SHORT TASK: Using the material below, work out how many lines contain the word "standalone". Reply with the number and nothing more.

EXTRACTED MATERIAL:
◆ ◆ ◆ ◆

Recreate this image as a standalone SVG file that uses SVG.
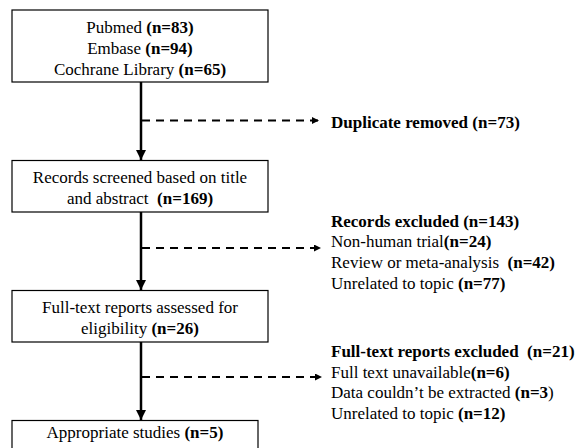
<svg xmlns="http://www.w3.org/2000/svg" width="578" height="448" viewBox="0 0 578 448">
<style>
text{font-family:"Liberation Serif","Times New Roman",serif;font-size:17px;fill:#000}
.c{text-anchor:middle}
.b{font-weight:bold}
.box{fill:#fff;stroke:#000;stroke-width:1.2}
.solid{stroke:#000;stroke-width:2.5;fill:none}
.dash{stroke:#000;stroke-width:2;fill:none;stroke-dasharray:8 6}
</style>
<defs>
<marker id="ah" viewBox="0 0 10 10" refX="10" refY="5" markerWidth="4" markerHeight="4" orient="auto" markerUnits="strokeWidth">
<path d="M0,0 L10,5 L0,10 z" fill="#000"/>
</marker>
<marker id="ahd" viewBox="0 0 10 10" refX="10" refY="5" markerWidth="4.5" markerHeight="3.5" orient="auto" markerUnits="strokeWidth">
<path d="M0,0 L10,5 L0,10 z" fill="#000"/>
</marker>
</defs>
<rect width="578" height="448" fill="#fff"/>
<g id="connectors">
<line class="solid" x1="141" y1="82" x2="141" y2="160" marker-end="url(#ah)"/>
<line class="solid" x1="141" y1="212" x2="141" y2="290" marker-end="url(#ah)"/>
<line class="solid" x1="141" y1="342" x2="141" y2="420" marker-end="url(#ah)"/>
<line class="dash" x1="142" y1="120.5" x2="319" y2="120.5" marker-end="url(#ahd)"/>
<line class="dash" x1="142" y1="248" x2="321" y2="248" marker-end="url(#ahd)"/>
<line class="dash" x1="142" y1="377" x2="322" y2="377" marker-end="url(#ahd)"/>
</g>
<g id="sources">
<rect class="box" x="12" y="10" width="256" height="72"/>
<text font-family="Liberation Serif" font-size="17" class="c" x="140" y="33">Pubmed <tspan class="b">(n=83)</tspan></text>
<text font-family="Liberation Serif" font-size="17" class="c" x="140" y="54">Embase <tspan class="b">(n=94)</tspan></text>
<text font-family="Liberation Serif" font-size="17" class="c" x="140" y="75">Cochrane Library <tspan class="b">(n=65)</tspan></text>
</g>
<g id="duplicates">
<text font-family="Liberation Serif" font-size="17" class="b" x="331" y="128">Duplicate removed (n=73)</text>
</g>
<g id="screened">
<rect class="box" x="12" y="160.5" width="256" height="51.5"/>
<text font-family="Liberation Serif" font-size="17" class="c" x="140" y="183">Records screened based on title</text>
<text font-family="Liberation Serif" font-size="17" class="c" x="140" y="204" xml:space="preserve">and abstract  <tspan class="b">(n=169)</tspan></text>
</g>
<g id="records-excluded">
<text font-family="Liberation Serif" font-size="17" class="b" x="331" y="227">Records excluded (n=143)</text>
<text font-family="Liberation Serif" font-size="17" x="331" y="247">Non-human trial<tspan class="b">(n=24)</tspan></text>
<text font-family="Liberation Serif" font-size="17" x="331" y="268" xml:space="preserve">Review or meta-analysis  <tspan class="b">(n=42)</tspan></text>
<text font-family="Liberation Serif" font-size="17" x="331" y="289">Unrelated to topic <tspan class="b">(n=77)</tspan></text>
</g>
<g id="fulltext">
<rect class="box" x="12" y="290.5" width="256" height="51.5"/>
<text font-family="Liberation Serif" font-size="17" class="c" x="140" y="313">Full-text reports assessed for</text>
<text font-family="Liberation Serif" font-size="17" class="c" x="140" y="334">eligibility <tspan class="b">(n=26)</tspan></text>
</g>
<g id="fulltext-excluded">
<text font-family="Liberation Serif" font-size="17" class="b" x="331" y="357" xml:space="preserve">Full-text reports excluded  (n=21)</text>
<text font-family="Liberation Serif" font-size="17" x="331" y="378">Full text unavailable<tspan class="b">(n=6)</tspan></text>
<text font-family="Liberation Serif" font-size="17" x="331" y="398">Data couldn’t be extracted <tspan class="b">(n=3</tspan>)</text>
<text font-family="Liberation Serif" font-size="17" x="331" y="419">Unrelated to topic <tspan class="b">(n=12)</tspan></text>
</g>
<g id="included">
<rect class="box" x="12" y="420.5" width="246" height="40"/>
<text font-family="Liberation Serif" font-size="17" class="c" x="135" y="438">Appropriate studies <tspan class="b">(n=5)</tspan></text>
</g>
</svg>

◆ ◆ ◆ ◆

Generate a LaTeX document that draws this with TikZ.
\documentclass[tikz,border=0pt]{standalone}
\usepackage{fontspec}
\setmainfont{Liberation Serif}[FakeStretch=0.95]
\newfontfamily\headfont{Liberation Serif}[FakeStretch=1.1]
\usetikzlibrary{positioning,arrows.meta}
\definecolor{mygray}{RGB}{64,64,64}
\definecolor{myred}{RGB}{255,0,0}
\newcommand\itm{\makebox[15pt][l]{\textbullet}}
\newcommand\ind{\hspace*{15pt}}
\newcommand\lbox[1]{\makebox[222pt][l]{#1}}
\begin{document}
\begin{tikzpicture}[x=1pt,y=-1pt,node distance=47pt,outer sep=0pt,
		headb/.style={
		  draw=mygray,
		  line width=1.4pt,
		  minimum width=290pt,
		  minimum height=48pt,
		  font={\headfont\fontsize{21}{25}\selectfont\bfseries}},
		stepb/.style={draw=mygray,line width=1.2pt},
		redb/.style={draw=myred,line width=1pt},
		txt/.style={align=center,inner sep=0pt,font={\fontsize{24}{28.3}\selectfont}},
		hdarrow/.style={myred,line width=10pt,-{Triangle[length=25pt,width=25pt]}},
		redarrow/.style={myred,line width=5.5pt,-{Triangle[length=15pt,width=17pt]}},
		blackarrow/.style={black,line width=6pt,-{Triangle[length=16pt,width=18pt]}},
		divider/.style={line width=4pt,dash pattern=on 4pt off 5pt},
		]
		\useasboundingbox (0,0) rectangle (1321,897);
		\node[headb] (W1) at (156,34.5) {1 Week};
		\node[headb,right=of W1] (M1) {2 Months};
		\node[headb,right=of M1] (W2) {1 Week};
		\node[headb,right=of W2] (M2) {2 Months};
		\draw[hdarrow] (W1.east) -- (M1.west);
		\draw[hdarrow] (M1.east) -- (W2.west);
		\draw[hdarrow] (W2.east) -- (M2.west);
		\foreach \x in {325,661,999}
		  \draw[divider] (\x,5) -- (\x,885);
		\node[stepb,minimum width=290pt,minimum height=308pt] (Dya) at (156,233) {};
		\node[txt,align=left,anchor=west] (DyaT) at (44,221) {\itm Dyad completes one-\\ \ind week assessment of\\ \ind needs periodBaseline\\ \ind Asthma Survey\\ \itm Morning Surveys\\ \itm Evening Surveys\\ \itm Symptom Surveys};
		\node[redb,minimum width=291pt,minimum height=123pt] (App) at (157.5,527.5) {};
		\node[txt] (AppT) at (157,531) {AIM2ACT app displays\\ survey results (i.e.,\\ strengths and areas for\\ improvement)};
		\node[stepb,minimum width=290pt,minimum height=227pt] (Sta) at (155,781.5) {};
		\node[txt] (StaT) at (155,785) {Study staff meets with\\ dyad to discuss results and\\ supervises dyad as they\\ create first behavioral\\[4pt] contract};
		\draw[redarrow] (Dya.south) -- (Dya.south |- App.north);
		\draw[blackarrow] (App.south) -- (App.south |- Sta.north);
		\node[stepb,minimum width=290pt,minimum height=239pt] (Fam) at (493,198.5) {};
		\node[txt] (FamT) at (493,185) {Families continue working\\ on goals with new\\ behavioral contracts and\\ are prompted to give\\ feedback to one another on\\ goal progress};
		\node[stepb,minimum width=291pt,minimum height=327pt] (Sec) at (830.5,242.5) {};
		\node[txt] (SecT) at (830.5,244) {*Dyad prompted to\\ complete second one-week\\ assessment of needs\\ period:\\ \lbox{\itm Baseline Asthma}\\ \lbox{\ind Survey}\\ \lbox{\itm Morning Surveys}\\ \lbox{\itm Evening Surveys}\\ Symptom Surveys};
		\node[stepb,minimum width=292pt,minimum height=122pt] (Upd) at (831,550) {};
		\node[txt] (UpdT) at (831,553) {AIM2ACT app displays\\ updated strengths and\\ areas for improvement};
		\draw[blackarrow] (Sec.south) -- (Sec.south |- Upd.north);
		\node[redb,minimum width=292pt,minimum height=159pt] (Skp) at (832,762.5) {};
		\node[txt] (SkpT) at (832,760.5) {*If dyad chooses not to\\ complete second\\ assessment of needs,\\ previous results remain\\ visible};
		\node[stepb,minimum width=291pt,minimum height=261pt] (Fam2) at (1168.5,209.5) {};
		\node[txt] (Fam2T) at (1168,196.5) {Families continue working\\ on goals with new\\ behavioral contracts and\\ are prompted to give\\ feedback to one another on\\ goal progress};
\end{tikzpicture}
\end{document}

◆ ◆ ◆ ◆

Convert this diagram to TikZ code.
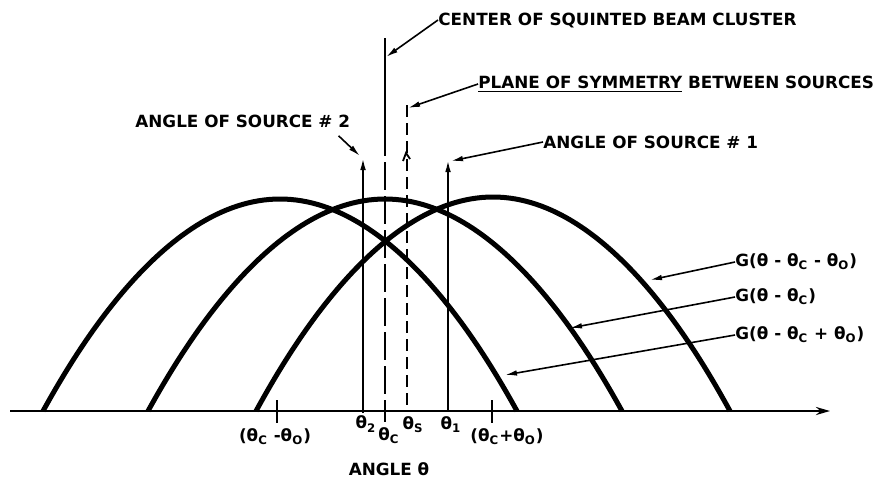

◆ ◆ ◆ ◆

TASK RESPONSE: 2